WHAT TO WORK ON:
Scan the entries below and report only how many lines contain "this".
START DATA PROVIDED
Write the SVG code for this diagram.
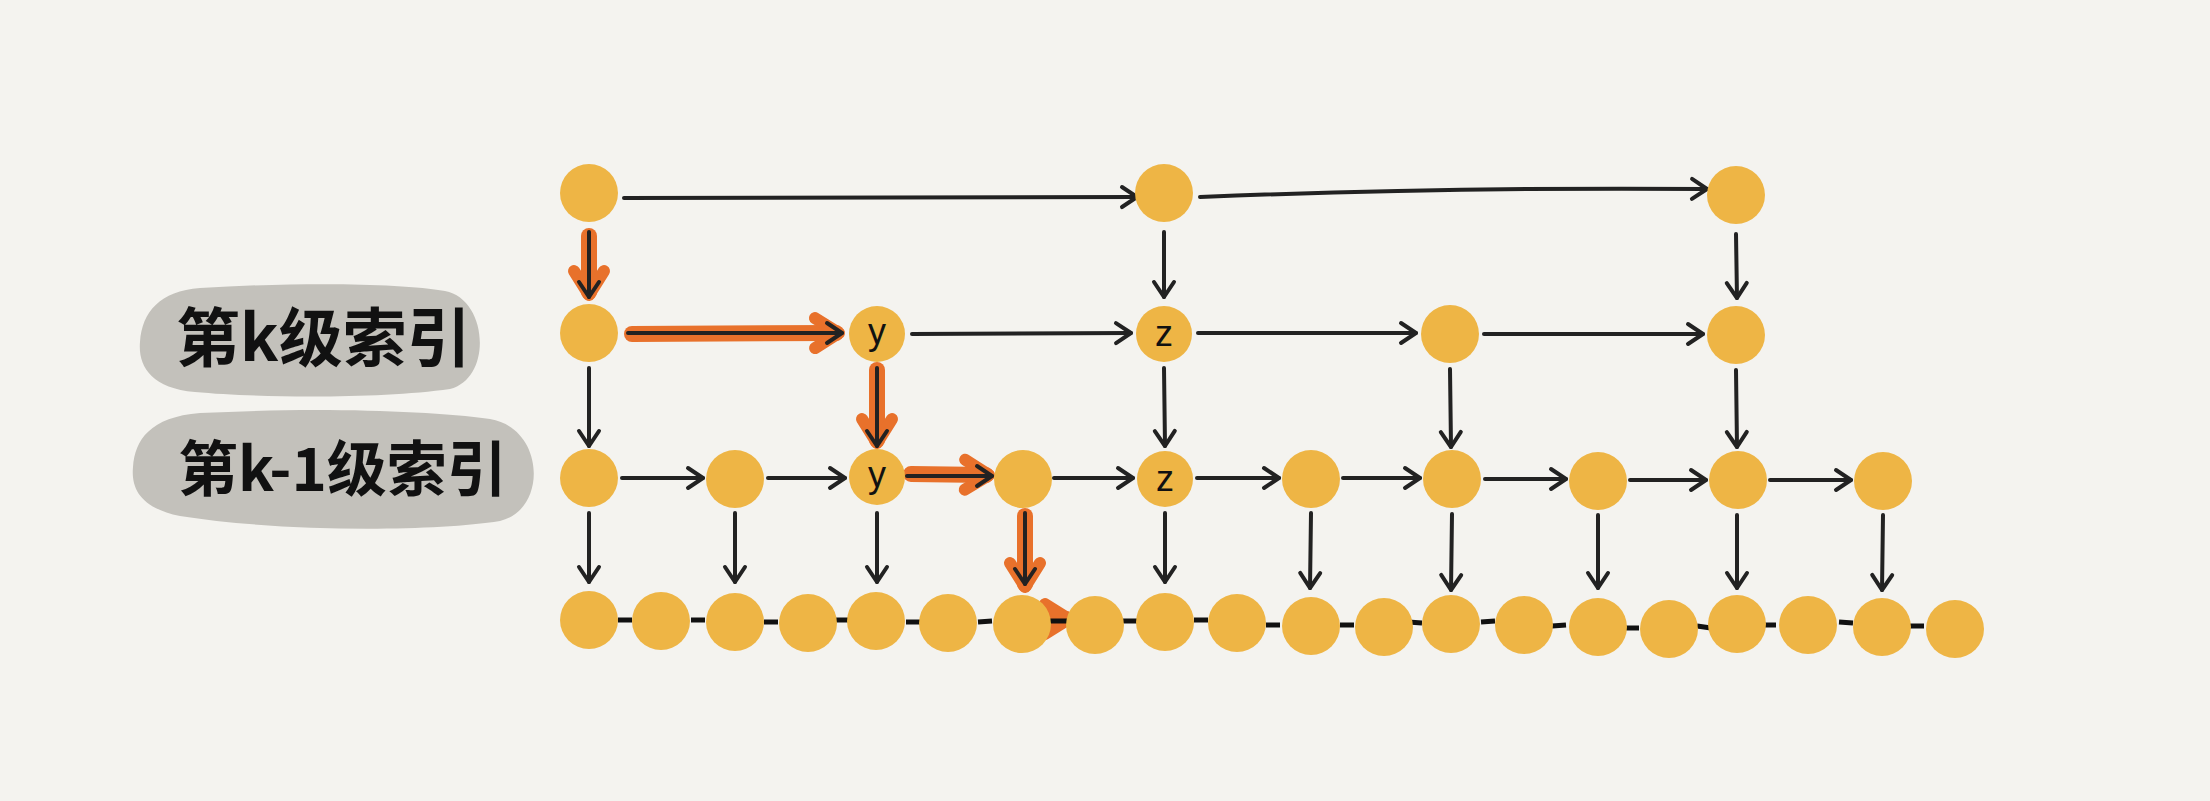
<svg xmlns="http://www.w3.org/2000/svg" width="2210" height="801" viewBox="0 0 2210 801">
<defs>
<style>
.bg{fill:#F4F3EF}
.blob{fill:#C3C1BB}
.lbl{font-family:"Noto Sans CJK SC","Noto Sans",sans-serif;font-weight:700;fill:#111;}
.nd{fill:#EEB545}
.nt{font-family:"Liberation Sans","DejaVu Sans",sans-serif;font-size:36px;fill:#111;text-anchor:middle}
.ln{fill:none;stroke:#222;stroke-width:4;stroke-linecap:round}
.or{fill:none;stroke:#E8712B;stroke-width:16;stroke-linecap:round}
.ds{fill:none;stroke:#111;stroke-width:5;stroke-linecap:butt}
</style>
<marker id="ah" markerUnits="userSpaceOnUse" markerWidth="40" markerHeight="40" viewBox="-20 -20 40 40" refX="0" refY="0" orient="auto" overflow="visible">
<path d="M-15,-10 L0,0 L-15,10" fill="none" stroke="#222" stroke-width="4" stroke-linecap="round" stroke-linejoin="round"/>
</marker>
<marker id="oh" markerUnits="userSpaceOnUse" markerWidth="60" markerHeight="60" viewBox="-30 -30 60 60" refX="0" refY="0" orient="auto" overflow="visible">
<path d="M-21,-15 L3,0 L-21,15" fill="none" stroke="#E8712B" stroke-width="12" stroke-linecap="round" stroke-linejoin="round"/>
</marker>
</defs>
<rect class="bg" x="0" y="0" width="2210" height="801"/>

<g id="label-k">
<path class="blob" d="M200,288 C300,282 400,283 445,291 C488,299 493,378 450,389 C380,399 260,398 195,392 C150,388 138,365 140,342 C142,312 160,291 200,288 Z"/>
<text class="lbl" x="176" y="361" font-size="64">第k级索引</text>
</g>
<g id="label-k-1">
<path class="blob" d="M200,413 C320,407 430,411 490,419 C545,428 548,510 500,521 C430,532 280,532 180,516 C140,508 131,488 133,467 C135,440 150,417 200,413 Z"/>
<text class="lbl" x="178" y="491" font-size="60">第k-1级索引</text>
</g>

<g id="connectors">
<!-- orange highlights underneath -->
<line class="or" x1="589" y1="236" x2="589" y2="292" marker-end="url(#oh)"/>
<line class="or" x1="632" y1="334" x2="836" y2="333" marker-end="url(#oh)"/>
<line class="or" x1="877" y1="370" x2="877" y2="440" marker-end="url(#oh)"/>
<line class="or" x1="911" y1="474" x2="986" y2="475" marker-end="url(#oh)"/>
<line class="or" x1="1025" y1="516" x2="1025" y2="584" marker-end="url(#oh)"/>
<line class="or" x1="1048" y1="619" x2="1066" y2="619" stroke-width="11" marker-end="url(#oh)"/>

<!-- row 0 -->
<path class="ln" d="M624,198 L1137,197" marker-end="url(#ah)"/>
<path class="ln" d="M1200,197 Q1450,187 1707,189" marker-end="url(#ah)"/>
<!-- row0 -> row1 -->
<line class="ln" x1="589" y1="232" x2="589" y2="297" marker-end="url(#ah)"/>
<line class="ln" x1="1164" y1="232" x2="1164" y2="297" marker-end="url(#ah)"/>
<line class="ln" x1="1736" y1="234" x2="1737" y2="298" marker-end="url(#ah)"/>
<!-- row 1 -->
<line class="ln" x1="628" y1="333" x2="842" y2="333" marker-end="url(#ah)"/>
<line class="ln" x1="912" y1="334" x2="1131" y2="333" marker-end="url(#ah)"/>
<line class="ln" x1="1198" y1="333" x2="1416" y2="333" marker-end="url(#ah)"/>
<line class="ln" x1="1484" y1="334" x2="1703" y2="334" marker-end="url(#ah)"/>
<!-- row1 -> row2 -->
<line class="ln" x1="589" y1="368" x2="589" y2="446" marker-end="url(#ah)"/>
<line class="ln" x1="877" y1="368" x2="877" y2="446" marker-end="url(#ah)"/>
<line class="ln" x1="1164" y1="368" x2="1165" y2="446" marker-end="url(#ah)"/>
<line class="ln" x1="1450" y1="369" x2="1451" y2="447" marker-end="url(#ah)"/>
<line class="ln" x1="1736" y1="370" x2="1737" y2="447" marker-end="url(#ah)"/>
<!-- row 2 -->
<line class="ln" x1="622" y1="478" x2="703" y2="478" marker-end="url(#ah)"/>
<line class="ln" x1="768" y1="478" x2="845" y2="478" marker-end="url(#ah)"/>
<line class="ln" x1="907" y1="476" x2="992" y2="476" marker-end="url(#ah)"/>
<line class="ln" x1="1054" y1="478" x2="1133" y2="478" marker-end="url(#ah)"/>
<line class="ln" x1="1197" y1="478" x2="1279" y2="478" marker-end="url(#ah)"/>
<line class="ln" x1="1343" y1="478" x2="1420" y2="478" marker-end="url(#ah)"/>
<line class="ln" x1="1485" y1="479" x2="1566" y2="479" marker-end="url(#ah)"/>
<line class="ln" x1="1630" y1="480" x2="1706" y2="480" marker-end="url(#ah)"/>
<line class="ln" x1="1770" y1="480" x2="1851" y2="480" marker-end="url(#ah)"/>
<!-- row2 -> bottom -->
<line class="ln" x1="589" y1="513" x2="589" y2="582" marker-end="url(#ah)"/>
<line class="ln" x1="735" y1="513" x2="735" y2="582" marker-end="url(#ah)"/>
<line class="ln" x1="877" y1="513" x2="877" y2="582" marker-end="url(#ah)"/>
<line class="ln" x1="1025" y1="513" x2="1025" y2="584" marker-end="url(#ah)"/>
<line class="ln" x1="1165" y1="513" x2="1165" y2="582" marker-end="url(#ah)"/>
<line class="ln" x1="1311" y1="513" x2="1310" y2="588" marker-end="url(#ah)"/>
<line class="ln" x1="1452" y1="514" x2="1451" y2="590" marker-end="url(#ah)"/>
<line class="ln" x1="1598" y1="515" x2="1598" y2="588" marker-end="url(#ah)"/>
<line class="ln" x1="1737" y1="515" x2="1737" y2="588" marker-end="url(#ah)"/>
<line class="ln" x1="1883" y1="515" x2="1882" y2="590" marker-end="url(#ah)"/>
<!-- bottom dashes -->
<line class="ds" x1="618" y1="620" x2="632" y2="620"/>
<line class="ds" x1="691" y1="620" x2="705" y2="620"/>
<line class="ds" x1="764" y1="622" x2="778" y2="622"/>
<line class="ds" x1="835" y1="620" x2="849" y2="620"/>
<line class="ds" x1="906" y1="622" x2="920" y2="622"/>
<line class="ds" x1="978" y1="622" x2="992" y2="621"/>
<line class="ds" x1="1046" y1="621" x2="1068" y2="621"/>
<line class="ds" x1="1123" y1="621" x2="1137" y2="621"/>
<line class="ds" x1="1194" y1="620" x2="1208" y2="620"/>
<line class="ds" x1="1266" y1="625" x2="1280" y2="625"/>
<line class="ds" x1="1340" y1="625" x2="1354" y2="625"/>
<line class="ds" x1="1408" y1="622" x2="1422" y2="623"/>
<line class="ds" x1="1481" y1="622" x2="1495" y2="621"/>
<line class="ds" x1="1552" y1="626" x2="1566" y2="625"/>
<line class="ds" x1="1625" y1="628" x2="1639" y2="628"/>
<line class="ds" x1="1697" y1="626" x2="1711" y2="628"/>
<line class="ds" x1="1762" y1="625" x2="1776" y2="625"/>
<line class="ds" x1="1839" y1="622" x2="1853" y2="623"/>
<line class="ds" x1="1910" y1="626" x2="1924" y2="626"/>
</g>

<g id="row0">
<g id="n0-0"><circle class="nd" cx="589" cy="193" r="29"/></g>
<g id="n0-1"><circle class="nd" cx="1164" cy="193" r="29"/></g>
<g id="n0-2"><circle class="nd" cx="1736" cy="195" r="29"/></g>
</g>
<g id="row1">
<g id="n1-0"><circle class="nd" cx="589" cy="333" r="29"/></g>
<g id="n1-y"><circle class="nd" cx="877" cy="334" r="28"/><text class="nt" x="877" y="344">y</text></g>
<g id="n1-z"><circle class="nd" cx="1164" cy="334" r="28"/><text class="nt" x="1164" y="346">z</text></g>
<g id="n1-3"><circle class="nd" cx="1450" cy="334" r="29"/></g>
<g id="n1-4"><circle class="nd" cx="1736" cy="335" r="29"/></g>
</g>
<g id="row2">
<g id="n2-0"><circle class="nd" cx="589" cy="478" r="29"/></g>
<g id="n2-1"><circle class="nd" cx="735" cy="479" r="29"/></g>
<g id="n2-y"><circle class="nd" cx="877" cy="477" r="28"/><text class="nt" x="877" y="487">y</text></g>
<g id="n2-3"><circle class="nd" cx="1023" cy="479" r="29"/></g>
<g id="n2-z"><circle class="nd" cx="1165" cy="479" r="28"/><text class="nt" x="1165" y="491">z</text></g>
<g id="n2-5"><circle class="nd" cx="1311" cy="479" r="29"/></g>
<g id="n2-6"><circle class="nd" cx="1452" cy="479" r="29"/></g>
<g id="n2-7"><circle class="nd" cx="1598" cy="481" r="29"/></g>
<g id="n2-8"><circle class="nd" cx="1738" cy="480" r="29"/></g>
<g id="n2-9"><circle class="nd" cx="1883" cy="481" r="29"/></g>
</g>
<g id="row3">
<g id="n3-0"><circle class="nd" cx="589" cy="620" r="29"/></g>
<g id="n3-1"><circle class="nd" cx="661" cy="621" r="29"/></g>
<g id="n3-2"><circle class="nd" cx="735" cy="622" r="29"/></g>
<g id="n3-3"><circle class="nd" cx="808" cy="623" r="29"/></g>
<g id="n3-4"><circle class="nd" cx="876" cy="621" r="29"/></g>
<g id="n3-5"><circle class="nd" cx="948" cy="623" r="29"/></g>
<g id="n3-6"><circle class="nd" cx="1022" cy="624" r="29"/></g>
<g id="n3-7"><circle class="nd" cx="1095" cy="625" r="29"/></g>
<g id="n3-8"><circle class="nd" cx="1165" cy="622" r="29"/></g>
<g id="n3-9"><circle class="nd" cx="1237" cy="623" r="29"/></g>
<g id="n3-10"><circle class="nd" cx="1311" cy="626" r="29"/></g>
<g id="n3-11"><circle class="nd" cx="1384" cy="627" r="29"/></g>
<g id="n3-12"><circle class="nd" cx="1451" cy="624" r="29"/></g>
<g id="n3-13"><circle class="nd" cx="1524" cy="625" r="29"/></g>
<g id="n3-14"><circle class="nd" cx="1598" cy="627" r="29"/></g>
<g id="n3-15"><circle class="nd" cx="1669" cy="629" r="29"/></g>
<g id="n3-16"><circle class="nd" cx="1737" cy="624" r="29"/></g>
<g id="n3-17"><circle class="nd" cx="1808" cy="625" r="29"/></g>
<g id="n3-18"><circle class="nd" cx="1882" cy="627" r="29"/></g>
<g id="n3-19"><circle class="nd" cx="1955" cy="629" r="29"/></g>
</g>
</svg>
END DATA PROVIDED
START DATA PROVIDED
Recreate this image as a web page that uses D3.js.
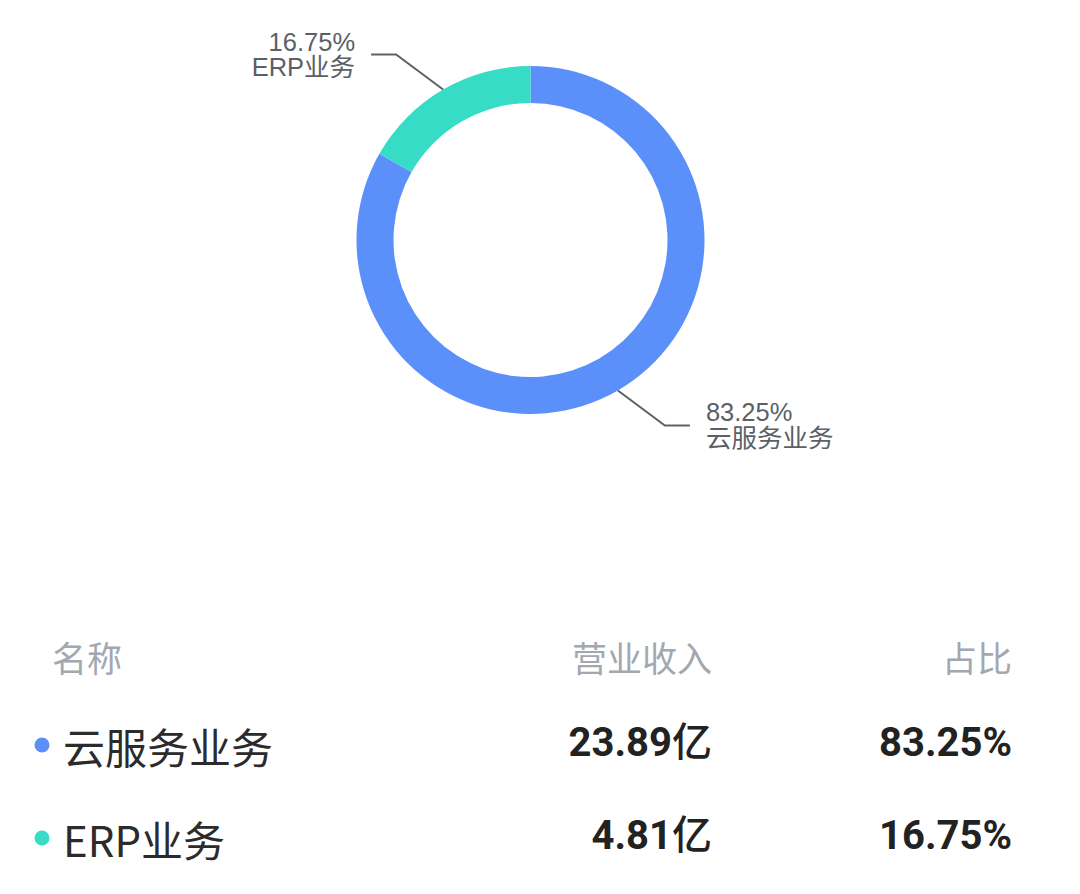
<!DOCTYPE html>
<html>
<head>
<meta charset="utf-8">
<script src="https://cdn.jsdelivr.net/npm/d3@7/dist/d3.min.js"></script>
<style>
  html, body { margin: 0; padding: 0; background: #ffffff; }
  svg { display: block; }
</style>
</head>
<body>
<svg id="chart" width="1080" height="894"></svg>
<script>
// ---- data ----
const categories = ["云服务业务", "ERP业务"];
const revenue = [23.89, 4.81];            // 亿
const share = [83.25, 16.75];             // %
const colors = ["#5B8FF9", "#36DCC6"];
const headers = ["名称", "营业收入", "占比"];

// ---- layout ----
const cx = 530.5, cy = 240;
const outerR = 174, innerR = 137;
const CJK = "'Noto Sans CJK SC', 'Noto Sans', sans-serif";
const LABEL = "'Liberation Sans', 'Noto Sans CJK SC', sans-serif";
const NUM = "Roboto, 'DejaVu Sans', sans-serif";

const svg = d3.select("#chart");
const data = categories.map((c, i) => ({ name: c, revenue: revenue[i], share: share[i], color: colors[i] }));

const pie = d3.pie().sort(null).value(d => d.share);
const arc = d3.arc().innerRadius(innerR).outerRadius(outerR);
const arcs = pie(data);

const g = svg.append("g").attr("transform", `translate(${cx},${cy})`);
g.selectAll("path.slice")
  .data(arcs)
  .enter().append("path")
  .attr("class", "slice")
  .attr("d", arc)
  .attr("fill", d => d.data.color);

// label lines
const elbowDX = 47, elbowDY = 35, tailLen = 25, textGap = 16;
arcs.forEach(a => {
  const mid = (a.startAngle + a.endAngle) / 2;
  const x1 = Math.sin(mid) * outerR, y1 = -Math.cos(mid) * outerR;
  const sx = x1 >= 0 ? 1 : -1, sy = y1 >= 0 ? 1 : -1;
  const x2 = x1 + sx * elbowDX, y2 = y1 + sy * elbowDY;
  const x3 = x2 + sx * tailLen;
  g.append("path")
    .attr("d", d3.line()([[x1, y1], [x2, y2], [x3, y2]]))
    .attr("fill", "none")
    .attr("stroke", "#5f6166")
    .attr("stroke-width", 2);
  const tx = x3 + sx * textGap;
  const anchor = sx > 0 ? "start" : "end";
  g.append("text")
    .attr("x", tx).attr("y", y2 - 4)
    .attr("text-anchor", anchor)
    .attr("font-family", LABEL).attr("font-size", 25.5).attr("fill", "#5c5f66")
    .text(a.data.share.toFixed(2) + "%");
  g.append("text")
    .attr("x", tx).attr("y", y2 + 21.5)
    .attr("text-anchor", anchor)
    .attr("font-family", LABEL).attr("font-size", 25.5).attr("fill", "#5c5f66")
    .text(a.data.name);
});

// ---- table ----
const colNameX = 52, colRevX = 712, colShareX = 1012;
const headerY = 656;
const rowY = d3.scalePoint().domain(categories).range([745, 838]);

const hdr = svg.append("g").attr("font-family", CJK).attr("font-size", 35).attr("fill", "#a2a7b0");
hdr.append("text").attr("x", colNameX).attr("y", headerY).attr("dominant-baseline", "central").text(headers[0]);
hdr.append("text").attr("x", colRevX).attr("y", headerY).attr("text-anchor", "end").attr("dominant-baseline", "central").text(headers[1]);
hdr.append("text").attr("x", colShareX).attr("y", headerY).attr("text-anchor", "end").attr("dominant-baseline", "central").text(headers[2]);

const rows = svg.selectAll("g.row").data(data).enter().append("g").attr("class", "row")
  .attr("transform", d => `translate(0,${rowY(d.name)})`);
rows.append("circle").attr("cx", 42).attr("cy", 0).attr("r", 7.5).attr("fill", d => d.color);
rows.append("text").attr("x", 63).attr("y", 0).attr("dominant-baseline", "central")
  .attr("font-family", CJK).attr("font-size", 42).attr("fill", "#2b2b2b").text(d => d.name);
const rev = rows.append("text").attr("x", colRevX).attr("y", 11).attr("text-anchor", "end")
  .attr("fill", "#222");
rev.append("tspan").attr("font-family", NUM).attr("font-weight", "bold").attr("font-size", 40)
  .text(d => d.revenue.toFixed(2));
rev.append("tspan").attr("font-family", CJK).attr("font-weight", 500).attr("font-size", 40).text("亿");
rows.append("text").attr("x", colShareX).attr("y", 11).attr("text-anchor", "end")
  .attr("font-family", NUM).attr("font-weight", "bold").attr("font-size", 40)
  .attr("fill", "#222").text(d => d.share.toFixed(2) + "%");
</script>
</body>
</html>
END DATA PROVIDED
RESPONSE TO THE TASK:
2